Kaum Jobs für die Flüchtlinge

Eines der Hauptprobleme ist laut Weller, dass die Flüchtlinge, die in den meisten Fällen nur wenige formelle Qualifikationen vorweisen können, die ersten 15 Monate nur einen nachrangigen Zugang zum Arbeitsmarkt haben. Wer etwa einen Reinigungsjob bekommen würde, darf ihn nicht antreten, weil es auch deutsche Bewerber gäbe. „In der Regel werden diese Arbeitsplätze dann gar nicht besetzt“, sagt Weller.

Weil es für anerkannte Flüchtlinge gerade in Stuttgart sehr schwer ist, eine Wohnung zu bekommen, wendet die Caritas nun ihr für Gruppen wie Suchtkranke oder Erwerbslose erprobtes Konzept an. Der Verband mietet Wohnungen oder Häuser und vermietet sie an Flüchtlinge weiter. „Wir wollen damit Berührungsängste abbauen und eine Überbrückungshilfe bieten“, sagt Caritasdirektor von Deym. Den Vermietern biete man feste Einnahmen. Erste Wohnungen habe man angemietet.

Suche nach ehrenamtlichen Helfern

Auch bei der Betreuung und Gewinnung von Ehrenamtlichen hat die Caritas das Personal um zwei Stellen aufgestockt. Insbesondere bei Flüchtlingskindern, die eine reguläre Schule besuchen, „brauchen wir dringend Helfer“, sagt Ulrike Holch, die Leiterin des Freiwilligenzentrums Caleidoskop. Es meldeten sich inzwischen Lehrer und Rektoren mit der Bitte um Helfer für eine Ein-zu-eins-Betreuung von Flüchtlingskindern im Unterricht. Ein erstes Projekt mit drei Ehrenamtlichen läuft in der Wilhelm-Hauff-Schule in Heslach.

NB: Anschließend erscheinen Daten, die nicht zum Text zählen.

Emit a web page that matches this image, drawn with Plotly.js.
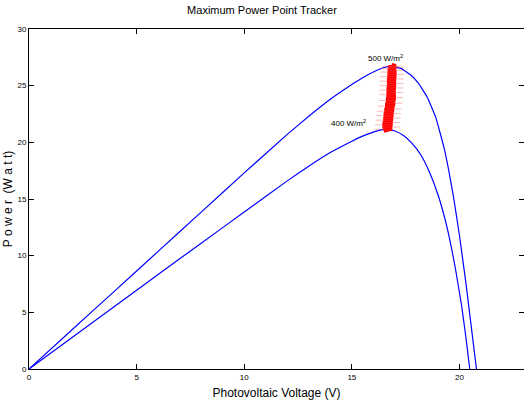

Das Geld für die Projekt wird von der Diözese Rottenburg-Stuttgart und von der Caritas aufgebracht. Von den 2,25 Millionen Euro, die für drei Jahre notwendig sind, zahlt der bischöfliche Flüchtlingsfonds 1,3 Millionen Euro, 920 000 Euro bringt die Caritas Stuttgart selbst auf.